Within the pages of Satoshi Kon's "Tropic of the Sea" is a scene that will send chills down the spine of anyone who witnessed footage of the tsunami that swept over coastal towns in Japan's Tohoku region on March 11, 2011. It's only two or three frames, but Kon's drawings of a large wave engulfing a town are eerily familiar and unsettlingly accurate. This is all the more remarkable because the manga was first published in 1990.

Tropic of the Sea. Satoshi Kon, VERTICAL

Kon, who died in 2010 at just 46, is best known to audiences overseas for the psychologically complex anime he created, including "Paprika" (2006) and "Perfect Blue" (1998). But many years prior to finding his niche as a film director, he was a struggling artist in a "shabby apartment" producing this serialized manga (originally titled "Kaikisen") for Kodansha's "Young Magazine."

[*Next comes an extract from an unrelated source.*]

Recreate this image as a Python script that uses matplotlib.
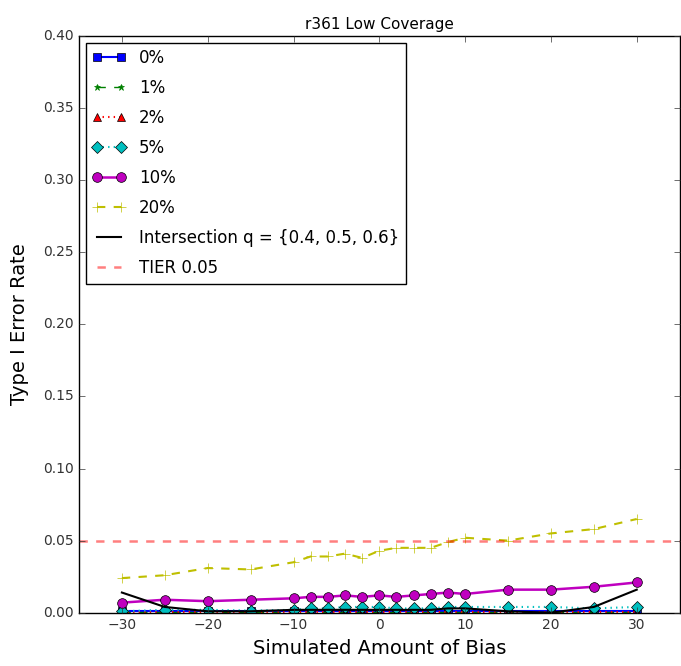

Yosuke is the eldest son in a family that for generations has protected a mermaid's egg, which is kept in a box full of water within a local shrine. Legend has it that every 60 years they must return the egg to the sea to keep their coastal fishing town safe and ensure abundant catches for the town's fishermen. Yosuke's father, however, has lost faith in the myth and is in cahoots with developers who want to turn the rapidly aging town into a tourist destination. But what will happen if the egg is not returned to the sea?

The environmental message here is naively obvious and Kon himself, in an afterword written in 1999, was a little embarrassed by the lack of complexity in the work. And yet in post-tsunami Japan, you can't help but wonder if the young Kon knew something back then that the rest of us didn't.